Don’t employers know that for a very reasonable fee they can post their ads on job boards such as Monster, CareerBuilder, The Ladders, where all job seekers look?  They can be even more effective (still for a very reasonable fee) and use those boards’ search engines to access thousands of resumes.  It may be time-consuming, but trust me, it has higher value/cost ratio.

Eliminating recruiters from the market would make the job boards’ fees even more competitive.  Meanwhile, they are polluted by big-name ads.  With this post in mind, I took a quick look.   It seems that nearly 80% of postings are coming from just four players.  And the “Requirements” are so similar – they must be copied from the same template.  I am sure they enjoy big discounts too by getting the bulk deals.

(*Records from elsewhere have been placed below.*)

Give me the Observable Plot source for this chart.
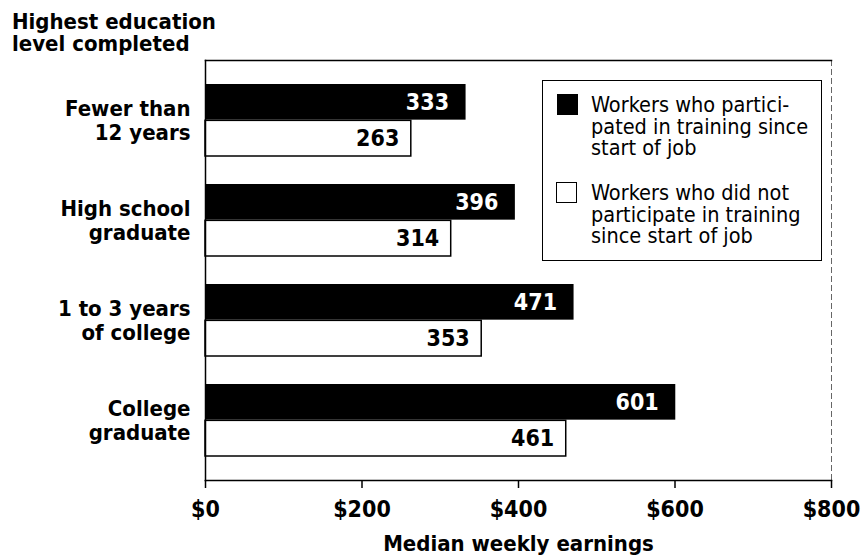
<!DOCTYPE html>
<html>
<head>
<meta charset="utf-8">
<script src="https://cdn.jsdelivr.net/npm/d3@7"></script>
<script src="https://cdn.jsdelivr.net/npm/@observablehq/plot@0.6"></script>
<style>
  html, body { margin: 0; padding: 0; background: #fff; }
  #wrap { position: relative; width: 863px; height: 560px; overflow: hidden; font-family: "DejaVu Sans Condensed", "DejaVu Sans", sans-serif; color: #000; }
  #chart { position: absolute; left: 0; top: 0; }
  .title { position: absolute; left: 12px; top: 10.5px; font-weight: bold; font-size: 22px; line-height: 22.5px; white-space: pre; }
  .legend { position: absolute; left: 542px; top: 80px; width: 280px; height: 181px; box-sizing: border-box; border: 1.5px solid #000; border-right-width: 1px; }
  .sw { position: absolute; width: 21px; height: 21px; box-sizing: border-box; }
  .lt { position: absolute; font-size: 21.5px; line-height: 21.5px; white-space: pre; }
</style>
</head>
<body>
<div id="wrap">
  <div id="chart"></div>
  <div class="title">Highest education
level completed</div>
  <div class="legend"></div>
  <div class="sw" style="left:557px;top:94px;background:#000;"></div>
  <div class="lt" id="leg1" style="left:591px;top:94px;"></div>
  <div class="sw" style="left:556px;top:182px;background:#fff;border:1.5px solid #000;"></div>
  <div class="lt" id="leg2" style="left:591px;top:182px;"></div>
</div>
<script>
// ---- data ----
const categories = ["Fewer than\n12 years", "High school\ngraduate", "1 to 3 years\nof college", "College\ngraduate"];
const trained = [333, 396, 471, 601];
const notTrained = [263, 314, 353, 461];
const xTicks = [0, 200, 400, 600, 800];
const seriesNames = ["Workers who partici-\npated in training since\nstart of job", "Workers who did not\nparticipate in training\nsince start of job"];
const xLabel = "Median weekly earnings";

document.getElementById("leg1").textContent = seriesNames[0];
document.getElementById("leg2").textContent = seriesNames[1];

const FONT = "DejaVu Sans Condensed";
const width = 863, height = 560;
const margin = {top: 60, right: 32, bottom: 80, left: 205};
const padInner = 0.28, padOuter = 0.22;

const bw = d3.scaleBand().domain(categories)
  .range([margin.top, height - margin.bottom])
  .paddingInner(padInner).paddingOuter(padOuter).bandwidth();

const dataT = categories.map((c, i) => ({category: c, value: trained[i]}));
const dataN = categories.map((c, i) => ({category: c, value: notTrained[i]}));

const chart = Plot.plot({
  width, height,
  marginTop: margin.top, marginRight: margin.right, marginBottom: margin.bottom, marginLeft: margin.left,
  style: {fontFamily: FONT, fontSize: "20px", background: "#fff", color: "#000"},
  x: {domain: [0, 800], axis: null},
  y: {domain: categories, paddingInner: padInner, paddingOuter: padOuter, axis: null},
  marks: [
    Plot.barX(dataT, {x: "value", y: "category", fill: "#000", insetBottom: bw / 2}),
    Plot.barX(dataN, {x: "value", y: "category", fill: "#fff", stroke: "#000", strokeWidth: 1.5, insetTop: bw / 2}),
    Plot.text(dataT, {x: "value", y: "category", text: d => String(d.value), dy: -bw / 4, dx: -17, textAnchor: "end", fill: "#fff", fontFamily: FONT, fontWeight: "bold", fontSize: 23}),
    Plot.text(dataN, {x: "value", y: "category", text: d => String(d.value), dy: bw / 4, dx: -12, textAnchor: "end", fill: "#000", fontFamily: FONT, fontWeight: "bold", fontSize: 23}),
    Plot.frame({anchor: "top", stroke: "#000", strokeWidth: 1.5}),
    Plot.frame({anchor: "left", stroke: "#000", strokeWidth: 1.5}),
    Plot.frame({anchor: "bottom", stroke: "#000", strokeWidth: 1.5}),
    Plot.frame({anchor: "right", stroke: "#000", strokeWidth: 1, strokeDasharray: "5,4", strokeOpacity: 0.6}),
    Plot.axisY({tickSize: 0, tickPadding: 15, fontFamily: FONT, fontSize: 22, fontWeight: "bold", lineHeight: 1.09, label: null}),
    Plot.axisX({ticks: xTicks, tickFormat: d => "$" + d, tickSize: 8, tickPadding: 12, strokeWidth: 1.5, fontFamily: FONT, fontSize: 23, fontWeight: "bold", label: null}),
    Plot.text([xLabel], {frameAnchor: "bottom", dy: 70, fontFamily: FONT, fontSize: 22, fontWeight: "bold"})
  ]
});
document.getElementById("chart").appendChild(chart);
</script>
</body>
</html>
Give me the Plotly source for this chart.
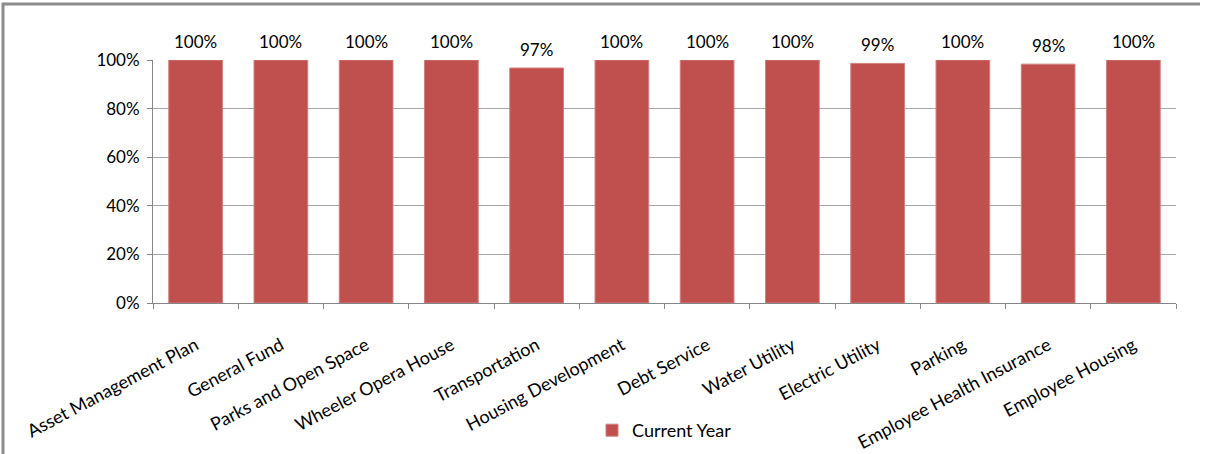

With so many people presently out of work, the stories of headhunter encounters just pouring in.  Some of them are so fascinating, they can warrant their own feature posts.  However, there is a striking similarity in all of them – the notion of mindless attitudes and inconsiderate actions.  It appears that like doctors, who have seen so much pain and devastation, they became absolutely insensitive to other people’s anxieties and worries, the recruiters also forgot that they deal with live human beings.  

Well, I am not dealing with them.  How about you?

Job Search: Cover Letter Advice


Many of my peers make an inexcusable mistake of thinking that a Cover Letter is an artifact: in old times of applying to jobs via mail or fax, it made sense to include one with your resume, but now, when you either click "Apply" button in the job board ad or send an email, it's not needed.  Lazy and wrong!   It is true that the cover letter most likely will not make a difference in the first resume screening.  However, if your resume gets into the second round, a good cover letter will compliment it and make you stand out.

Here is a link to AOL original online article.  It is written by a recruitment professional and has the most concise and comprehensive outline of what must be included in a contemporary cover letter.  You will still need all your talent to find the right words and present yourself in the most impressive way, but it is a good start.